The USD85 billion in cuts to the fiscal 2013 budget will kick in during the second and third quarters of calendar 2013. The Congressional Budget Office (CBO) estimates that sequestration could result in the loss of 750,000 jobs in 2013. The CBO also forecast a 1.3 percent contraction in US GDP during the six months following its taking effect.
The White House has predicted dire consequences for ordinary Americans, including an increase in homelessness, more criminals going unpunished and long lines at airport screening terminals. At the same time, however, experts on US defense policy have noted that trimming back to a 2007-level Pentagon budget won’t jeopardize national security. A 2007-level budget is still in the neighborhood of USD500 billion.
And USD85 billion represents a small percentage of the overall USD3.6 trillion annual federal budget in the US and an even smaller percentage of the overall US economy. But the US is still Canada’s most important trading partner, and a slowdown even of this scale will undoubtedly weigh on Canada’s exports south of the border.
The CBO in early February estimated that sequestration will slow growth to 1.4 percent and push unemployment up from 7.9 percent to 8 percent by the end of calendar 2013. The CBO also, however, forecast that after coping with federal-spending-cut headwinds the US economy will regain momentum in 2014.
According to its Budget and Economic Outlook for fiscal years 2013 through 2023, released Feb. 5, the CBO expects real growth to return to its potential in 2017. The CBO forecast real GDP to grow at a rate of 1.4 percent in 2013 and 3.4 percent in 2014, with an annual average of 3.6 percent over the 2015-to-2018 period.
Under current law the US budget deficit would fall to USD845 billion this year, the smallest deficit since 2008. This represents 5.3 percent of GDP. “In CBO’s baseline projections, deficits continue to shrink over the next few years, falling to 2.4 percent of GDP by 2015,” the report notes.

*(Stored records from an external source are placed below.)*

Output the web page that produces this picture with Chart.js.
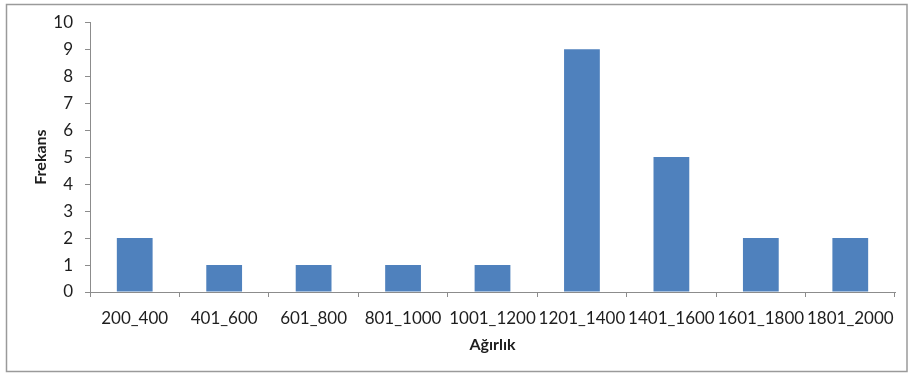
<!DOCTYPE html>
<html>
<head>
<meta charset="utf-8">
<script src="https://cdn.jsdelivr.net/npm/chart.js@4.4.1/dist/chart.umd.min.js"></script>
<style>
  html, body { margin: 0; padding: 0; background: #fff; }
  #wrap { position: relative; width: 908px; height: 373px; }
</style>
</head>
<body>
<div id="wrap"><canvas id="c" width="908" height="373"></canvas></div>
<script>
// Weight classes and how many items fall in each
const categories = ['200_400', '401_600', '601_800', '801_1000', '1001_1200', '1201_1400', '1401_1600', '1601_1800', '1801_2000'];
const frequencies = [2, 1, 1, 1, 1, 9, 5, 2, 2];
const yTicks = [0, 1, 2, 3, 4, 5, 6, 7, 8, 9, 10];
const xTitle = 'Ağırlık';
const yTitle = 'Frekans';

const FONT = 'Lato, "Open Sans", sans-serif';
const TEXT = '#1e1e1e';
const AXIS = '#8c8c8c';

// Thin grey frame around the whole chart
const frame = {
  id: 'frame',
  beforeDraw(chart) {
    const ctx = chart.ctx;
    ctx.save();
    ctx.fillStyle = '#fff';
    ctx.fillRect(0, 0, chart.width, chart.height);
    ctx.strokeStyle = '#9a9a9a';
    ctx.lineWidth = 1.5;
    ctx.strokeRect(6.5, 4.5, chart.width - 7.5, chart.height - 6);
    ctx.restore();
  }
};

new Chart(document.getElementById('c'), {
  type: 'bar',
  data: {
    labels: categories,
    datasets: [{
      data: frequencies,
      backgroundColor: '#4f81bd',
      borderWidth: 0,
      categoryPercentage: 1,
      barPercentage: 0.4
    }]
  },
  options: {
    responsive: false,
    animation: false,
    events: [],
    layout: { padding: { left: 0, top: 22, right: 13, bottom: 0 } },
    plugins: { legend: { display: false }, tooltip: { enabled: false } },
    scales: {
      x: {
        grid: { drawOnChartArea: false, drawTicks: true, tickLength: 5, color: AXIS, offset: true },
        border: { display: true, color: AXIS, width: 1 },
        ticks: { color: TEXT, font: { family: FONT, size: 17 }, padding: 11, maxRotation: 0, autoSkip: false },
        title: { display: true, text: xTitle, color: TEXT, font: { family: FONT, size: 16, weight: 'bold' }, padding: { top: 0, bottom: 19 } },
        afterFit(s) { s.height = 81; }
      },
      y: {
        min: 0,
        max: 10,
        afterBuildTicks(s) { s.ticks = yTicks.map(v => ({ value: v })); },
        grid: { drawOnChartArea: false, drawTicks: true, tickLength: 5, color: AXIS },
        border: { display: true, color: AXIS, width: 1 },
        ticks: { color: TEXT, font: { family: FONT, size: 17 }, padding: 12 },
        title: { display: true, text: yTitle, color: TEXT, font: { family: FONT, size: 16, weight: 'bold' }, padding: { top: 31, bottom: 0 } },
        afterFit(s) { s.width = 90; }
      }
    }
  },
  plugins: [frame]
});
</script>
</body>
</html>
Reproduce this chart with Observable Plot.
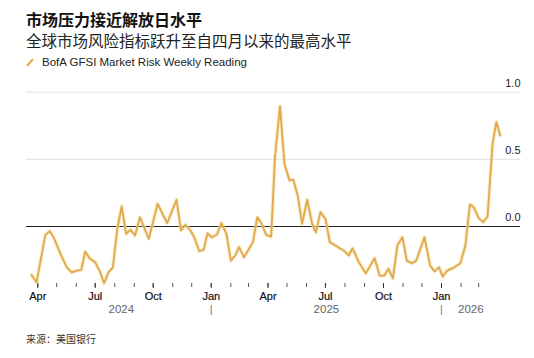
<!DOCTYPE html>
<html>
<head>
<meta charset="utf-8">
<script src="https://cdn.jsdelivr.net/npm/d3@7"></script>
<script src="https://cdn.jsdelivr.net/npm/@observablehq/plot@0.6"></script>
<style>
  html, body { margin: 0; padding: 0; background: #fff; }
  #wrap { position: relative; width: 534px; height: 358px; overflow: hidden; font-family: "Liberation Sans", Arial, "Noto Sans CJK SC", sans-serif; }
  .title { position: absolute; left: 26px; top: 10px; font-size: 16px; line-height: 18px; height: 18px; font-weight: bold; color: #111; font-family: "Noto Sans CJK SC", sans-serif; white-space: nowrap; }
  .subtitle { position: absolute; left: 26px; top: 31px; font-size: 15.5px; line-height: 18px; height: 18px; color: #222; font-family: "Noto Sans CJK SC", sans-serif; white-space: nowrap; }
  .legend { position: absolute; left: 26px; top: 55px; font-size: 11.5px; line-height: 15px; color: #222; white-space: nowrap; display: flex; align-items: center; }
  .legend svg { margin-right: 8px; }
  #chart { position: absolute; left: 0; top: 72px; }
  .caption { position: absolute; left: 26px; top: 332px; font-size: 10px; line-height: 14px; color: #333; font-family: "Noto Sans CJK SC", sans-serif; }
</style>
</head>
<body>
<div id="wrap">
  <div class="title">市场压力接近解放日水平</div>
  <div class="subtitle">全球市场风险指标跃升至自四月以来的最高水平</div>
  <div class="legend"><svg width="8" height="9"><line x1="1" y1="8" x2="7" y2="1" stroke="#e0ab4f" stroke-width="2"/></svg><span>BofA GFSI Market Risk Weekly Reading</span></div>
  <div id="chart"></div>
  <div class="caption">来源：美国银行</div>
</div>
<script>
const dates = [
  "2024-03-22","2024-03-30","2024-04-13","2024-04-20","2024-04-26","2024-05-07","2024-05-17","2024-05-25",
  "2024-06-02","2024-06-09","2024-06-15","2024-06-23","2024-07-01","2024-07-09","2024-07-15","2024-07-22",
  "2024-07-29","2024-08-05","2024-08-12","2024-08-19","2024-08-26","2024-09-02","2024-09-10","2024-09-24",
  "2024-10-08","2024-10-23","2024-11-07","2024-11-14","2024-11-21","2024-11-29","2024-12-05","2024-12-13",
  "2024-12-20","2024-12-26","2025-01-02","2025-01-10","2025-01-17","2025-01-25","2025-02-01","2025-02-08",
  "2025-02-14","2025-02-22","2025-03-08","2025-03-15","2025-03-22","2025-03-29","2025-04-06","2025-04-12",
  "2025-04-20","2025-04-27","2025-05-05","2025-05-11","2025-05-18","2025-05-25","2025-06-02","2025-06-10",
  "2025-06-16","2025-06-23","2025-07-01","2025-07-08","2025-07-17","2025-07-25","2025-07-30","2025-08-07",
  "2025-08-13","2025-08-23","2025-09-03","2025-09-17","2025-09-25","2025-10-02","2025-10-09","2025-10-16",
  "2025-10-23","2025-10-31","2025-11-07","2025-11-15","2025-11-22","2025-12-05","2025-12-14","2025-12-21",
  "2025-12-28","2026-01-03","2026-01-10","2026-01-20","2026-01-31","2026-02-08","2026-02-15","2026-02-21",
  "2026-03-01","2026-03-08","2026-03-15","2026-03-23","2026-03-29","2026-04-04"
];
const values = [
  -0.36,-0.416,-0.062,-0.035,-0.08,-0.204,-0.304,-0.341,
  -0.328,-0.323,-0.187,-0.241,-0.266,-0.341,-0.423,-0.341,
  -0.304,-0.017,0.149,-0.054,-0.025,-0.067,0.069,-0.092,
  0.169,0.025,0.199,-0.03,0.013,-0.03,-0.08,-0.184,
  -0.174,-0.05,-0.08,-0.06,0.025,-0.054,-0.254,-0.216,
  -0.154,-0.229,-0.117,0.069,0.02,-0.062,-0.075,0.517,
  0.896,0.468,0.343,0.349,0.231,0.02,0.199,0.02,
  -0.043,0.107,0.057,-0.117,-0.142,-0.166,-0.179,-0.216,
  -0.162,-0.266,-0.349,-0.237,-0.366,-0.366,-0.316,-0.386,
  -0.142,-0.08,-0.254,-0.274,-0.254,-0.08,-0.291,-0.334,
  -0.304,-0.373,-0.328,-0.308,-0.274,-0.137,0.164,0.144,
  0.062,0.032,0.075,0.617,0.778,0.679
];
const yTicks = [0, 0.5, 1.0];
const quarterLabels = ["Apr","Jul","Oct","Jan","Apr","Jul","Oct","Jan"];
const yearLabels = ["2024","2025","2026"];

const data = dates.map((d, i) => ({date: new Date(d), value: values[i]}));
const first = data[0].date, last = data[data.length - 1].date;

const months = d3.utcMonth.range(new Date("2024-04-01"), new Date("2026-03-02"));
const quarters = d3.utcMonth.every(3).range(new Date("2024-04-01"), new Date("2026-01-02"));
const quarterData = quarters.map((d, i) => ({date: d, label: quarterLabels[i]}));
const yearStarts = yearLabels.slice(1).map(y => new Date(`${y}-01-01`));
const yearData = yearLabels.map(y => {
  const s = new Date(`${y}-01-01`), e = new Date(`${+y + 1}-01-01`);
  const a = s < first ? first : s, b = e > last ? last : e;
  return {label: y, date: new Date((+a + +b) / 2)};
});

const SVG_TOP = 72;
const chart = Plot.plot({
  width: 534,
  height: 250,
  marginLeft: 26,
  marginRight: 14,
  marginTop: 10,
  marginBottom: 39,
  style: {fontFamily: '"Liberation Sans", Arial, sans-serif', background: "transparent", overflow: "visible"},
  x: {type: "utc", domain: [new Date("2024-04-01"), new Date("2026-01-01")], range: [37.3, 441]},
  y: {domain: [0, 1], range: [226 - SVG_TOP, 91.7 - SVG_TOP], axis: null},
  marks: [
    Plot.ruleY([0.5, 1.0], {stroke: "#e2e2e2", strokeWidth: 1}),
    Plot.ruleY([0], {stroke: "#222", strokeWidth: 1}),
    Plot.text(yTicks, {y: d => d, frameAnchor: "right", textAnchor: "end", lineAnchor: "middle", dy: -9, text: d => d3.format(".1f")(d), fontSize: 11, fill: "#222"}),
    Plot.axisX(months, {tickSize: 4, tickFormat: () => "", stroke: "#555", label: null}),
    Plot.axisX(quarters, {tickSize: 5, tickFormat: () => "", stroke: "#333", label: null}),
    Plot.text(quarterData, {x: "date", text: "label", frameAnchor: "bottom", lineAnchor: "middle", dy: 12.5, fontSize: 11, fill: "#111", stroke: "#111", strokeWidth: 0.2}),
    Plot.text(yearData, {x: "date", text: "label", frameAnchor: "bottom", lineAnchor: "middle", dy: 26, fontSize: 11.5, fill: "#666", letterSpacing: 1}),
    Plot.text(yearStarts, {x: d => d, text: () => "|", frameAnchor: "bottom", lineAnchor: "middle", dy: 26, fontSize: 11, fill: "#777"}),
    Plot.line(data, {x: "date", y: "value", stroke: "#f6dfa8", strokeWidth: 4, strokeOpacity: 0.6, curve: "linear"}),
    Plot.line(data, {x: "date", y: "value", stroke: "#e0a94c", strokeWidth: 1.8, curve: "linear"})
  ]
});
document.getElementById("chart").appendChild(chart);
</script>
</body>
</html>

“Deficits are projected to increase later in the coming decade, however, because of the pressures of an aging population, rising health care costs, an expansion of federal subsidies for health insurance, and growing interest payments on federal debt.”
In addition to hypersensitivity to the potential impact of sequestration, the Canadian dollar is also reacting to the globalization of fears that the housing market in the Great White North is headed for a US-style collapse.

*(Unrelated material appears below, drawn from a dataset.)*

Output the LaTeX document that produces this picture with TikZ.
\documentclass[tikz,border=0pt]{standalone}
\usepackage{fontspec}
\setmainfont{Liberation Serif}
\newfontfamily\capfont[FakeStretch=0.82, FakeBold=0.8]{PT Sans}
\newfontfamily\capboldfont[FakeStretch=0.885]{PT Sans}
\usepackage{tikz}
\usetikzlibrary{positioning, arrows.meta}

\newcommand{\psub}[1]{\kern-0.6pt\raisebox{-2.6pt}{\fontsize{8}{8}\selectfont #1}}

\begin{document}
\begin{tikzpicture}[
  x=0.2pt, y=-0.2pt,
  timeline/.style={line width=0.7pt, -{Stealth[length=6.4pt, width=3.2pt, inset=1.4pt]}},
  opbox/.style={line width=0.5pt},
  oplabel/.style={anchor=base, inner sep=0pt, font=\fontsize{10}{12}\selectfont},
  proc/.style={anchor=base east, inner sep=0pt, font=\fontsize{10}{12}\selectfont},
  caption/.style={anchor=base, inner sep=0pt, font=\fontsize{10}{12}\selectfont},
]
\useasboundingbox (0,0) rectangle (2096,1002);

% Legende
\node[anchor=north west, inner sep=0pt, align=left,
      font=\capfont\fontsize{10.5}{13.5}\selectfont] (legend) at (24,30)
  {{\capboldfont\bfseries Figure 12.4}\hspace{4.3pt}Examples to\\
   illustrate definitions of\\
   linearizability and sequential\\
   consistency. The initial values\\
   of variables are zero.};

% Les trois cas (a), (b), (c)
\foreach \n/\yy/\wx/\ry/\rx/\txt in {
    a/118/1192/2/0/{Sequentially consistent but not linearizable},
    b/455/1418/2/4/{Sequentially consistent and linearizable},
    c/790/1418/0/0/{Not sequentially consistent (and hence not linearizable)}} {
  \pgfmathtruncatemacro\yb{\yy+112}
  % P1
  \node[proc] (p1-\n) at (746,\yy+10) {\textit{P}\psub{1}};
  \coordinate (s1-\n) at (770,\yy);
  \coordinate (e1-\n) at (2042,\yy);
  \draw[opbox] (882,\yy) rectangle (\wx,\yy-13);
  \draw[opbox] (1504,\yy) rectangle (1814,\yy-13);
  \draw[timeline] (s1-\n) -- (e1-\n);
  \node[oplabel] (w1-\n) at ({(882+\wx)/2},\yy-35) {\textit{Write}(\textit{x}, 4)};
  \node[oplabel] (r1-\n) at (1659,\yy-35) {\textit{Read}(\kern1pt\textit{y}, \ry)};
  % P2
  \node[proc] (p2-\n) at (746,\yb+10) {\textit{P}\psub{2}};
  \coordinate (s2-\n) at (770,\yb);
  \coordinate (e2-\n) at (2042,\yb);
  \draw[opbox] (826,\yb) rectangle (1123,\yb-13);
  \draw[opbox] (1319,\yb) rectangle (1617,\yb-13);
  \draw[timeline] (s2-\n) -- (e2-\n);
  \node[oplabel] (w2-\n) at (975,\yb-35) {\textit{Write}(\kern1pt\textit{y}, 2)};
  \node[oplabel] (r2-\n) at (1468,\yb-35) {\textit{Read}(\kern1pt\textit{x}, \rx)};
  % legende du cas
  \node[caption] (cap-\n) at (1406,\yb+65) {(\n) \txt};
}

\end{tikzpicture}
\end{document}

There’s no question a slowdown is underway, but this is largely the result of significant steps taken by policymakers, including new rules for mortgages issued by Canadian Finance Minister Jim Flaherty and jawboning on the threat of rising consumer debt by Bank of Canada Governor Mark Carney.

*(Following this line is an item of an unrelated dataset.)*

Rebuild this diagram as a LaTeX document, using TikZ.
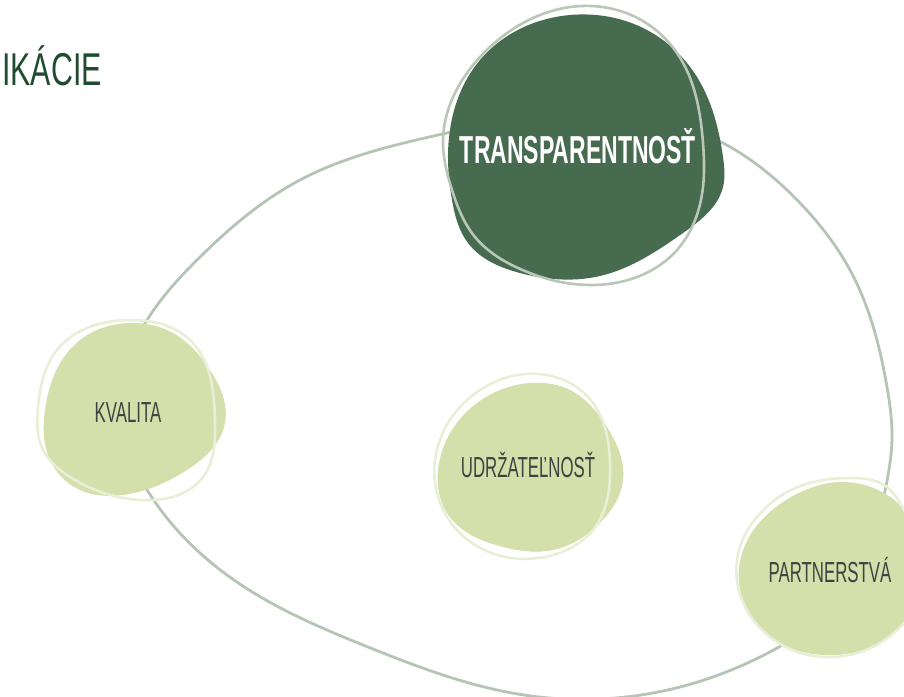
\documentclass[tikz,border=0pt]{standalone}
\usepackage{fontspec}
\usetikzlibrary{hobby}
\setmainfont{Liberation Sans}
\newfontfamily\condfont[FakeStretch=0.58]{Liberation Sans}
\newfontfamily\boldcond[FakeStretch=0.59]{Liberation Sans Bold}
\newfontfamily\headfont[FakeStretch=0.66]{Liberation Sans}
\definecolor{forest}{HTML}{476B4F}
\definecolor{sage}{HTML}{D5DFAC}
\definecolor{loopgray}{HTML}{B6C4B6}
\definecolor{ringpale}{HTML}{E9EFD6}
\definecolor{ringgray}{HTML}{B9C6B8}
\definecolor{headgreen}{HTML}{1F4C2E}
\definecolor{labelgray}{HTML}{3F4340}
\tikzset{
  lightlabel/.style={text=labelgray, font=\condfont\fontsize{29}{30}\selectfont, anchor=base, inner sep=0pt},
  darklabel/.style={text=white, font=\boldcond\fontsize{39}{40}\selectfont, anchor=base, inner sep=0pt},
  blobpath/.style={use Hobby shortcut, closed=true},
  paleblob/.style={blobpath, fill=sage},
  paleedge/.style={blobpath, draw=ringpale, line width=2.6pt},
}
\begin{document}
\begin{tikzpicture}[x=1pt, y=-1pt, line join=round, line cap=round]
\useasboundingbox (0,0) rectangle (904,696);
% loop
\draw[blobpath, loopgray, line width=2.8pt]
  (447,133) .. (300,180) .. (200,257) .. (147,320) .. (120,410) .. (149,493)
  .. (234,580) .. (368,647) .. (524,695) .. (680,687) .. (779,647)
  .. (852,585) .. (883,500) .. (892,437) .. (887,387) .. (850,270)
  .. (800,203) .. (723,143) .. (585,112);
% transparentnost
\fill[blobpath, forest] (448,160) .. (480,60) .. (570,15) .. (647,30)
  .. (697,77) .. (723,157) .. (723,187) .. (683,233) .. (600,276)
  .. (520,273) .. (468,243) .. (452,200);
\draw[blobpath, ringgray, line width=2.6pt] (443,140) .. (480,57) .. (617,10)
  .. (677,53) .. (703,143) .. (703,187) .. (677,250) .. (590,285)
  .. (518,268) .. (475,237) .. (452,190);
\node[darklabel] (transp) at (578,163) {TRANSPARENTNOSŤ};
% kvalita
\fill[paleblob] (130,323) .. (80,340) .. (45,410) .. (50,460) .. (80,490)
  .. (123,495) .. (187,470) .. (225,423) .. (210,370) .. (173,333);
\draw[paleedge] (38,407) .. (57,350) .. (130,320) .. (190,340) .. (215,420)
  .. (203,477) .. (140,500) .. (70,477) .. (43,450);
\node[lightlabel] (kvalita) at (128,422) {KVALITA};
% udrzatelnost
\fill[paleblob] (530,383) .. (477,403) .. (438,470) .. (447,513) .. (503,547)
  .. (553,550) .. (600,523) .. (623,480) .. (607,427) .. (570,390);
\draw[paleedge] (547,375) .. (480,390) .. (435,460) .. (457,530) .. (553,555)
  .. (593,530) .. (610,463) .. (593,403);
\node[lightlabel] (udrz) at (528,477) {UDRŽATEĽNOSŤ};
% partnerstva
\fill[paleblob] (841,482) .. (791,497) .. (741,557) .. (747,610) .. (774,640)
  .. (824,655) .. (881,642) .. (918,600) .. (918,530) .. (884,493);
\draw[paleedge] (851,478) .. (791,490) .. (757,517) .. (739,550) .. (774,640)
  .. (834,657) .. (904,623) .. (925,560) .. (904,510) .. (887,487);
\node[lightlabel] (partner) at (830,582) {PARTNERSTVÁ};
% title
\node[text=headgreen, font=\headfont\fontsize{46}{46}\selectfont, anchor=base west, inner sep=0pt] (title) at (2,85) {IKÁCIE};
\end{tikzpicture}
\end{document}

Canadians have more equity in their homes than did their US counterparts in the years leading up to 2007, and new requirements limit mortgage insurance coverage for loans of 25 years, down from 30. Meanwhile, a 20 percent down payment is and has been the rule, and there is no provision for the deduction of mortgage interest payments from federal tax liability in the Canadian revenue code.
A slowdown is possible. A collapse is unlikely.
Canada is also suffering from a continuing differential between the price of oil produced from its fields versus that pulled from US and other foreign soils. This is the result of a bottleneck at the key Cushing, Oklahoma, hub. But the US Energy Information Administration has solid if unspectacular news on this front as well:
In sum, over the past three years, 815,000 barrels per day (bbl/d) of new pipeline capacity delivering crude oil to Cushing was added. Over the same period, only 400,000 bbl/d of new pipeline take-away capacity was added. During the next two years an additional 1,190,000 bbl/d of pipeline capacity for delivering crude oil from Canada and the midcontinent to Cushing is planned, but this is balanced by 1,150,000 bbl/d of planned pipeline capacity additions to deliver crude oil from Cushing to the Gulf Coast. In addition, about 830,000 bbl/d of new pipeline capacity is planned to move crude oil directly from the Permian Basin to the Gulf Coast, avoiding the congested Midwest. If this capacity is constructed and fully utilized, waterborne imports to the US Gulf Coast, particularly of light sweet crude oil, could drop significantly.
Sufficient capacity to narrow the spread between North American crudes and Brent crude is, in other words, in the pipeline. But it will take a while, perhaps another half decade. The price differential, however, has already narrowed from its greatest level.
Another factor contributing to the acceleration of the loonie’s downtrend since September 2012 is that foreign investors have reduced their holdings of Canadian securities.
Statistics Canada reported this week that in December foreigners reduced their Canadian holdings by CADD1.9 billion, led by the biggest divestment of shares since November 2007 due to cross-border mergers and acquisitions. Foreign holdings of Canadian bonds fell by 0.7 percent, or CAD655 million, the first reduction in six months.
In 2012 foreigners bought CAD83.2 billion worth of Canadian securities, down from CAD97.3 billion in 2011.
The International Monetary Fund (IMF) forecast in its annual report on the country’s economy that Canadian GDP will grow by 1.8 percent in 2013, as the impact of a weak second half of 2012 carried over.
The IMF predicts that GDP growth will accelerate “thanks to the strengthening of the U.S. economy from mid-2013” and reach 2.3 percent in 2014. The Bank of Canada has forecast 2 percent growth for 2013 and 2.7 percent for 2014.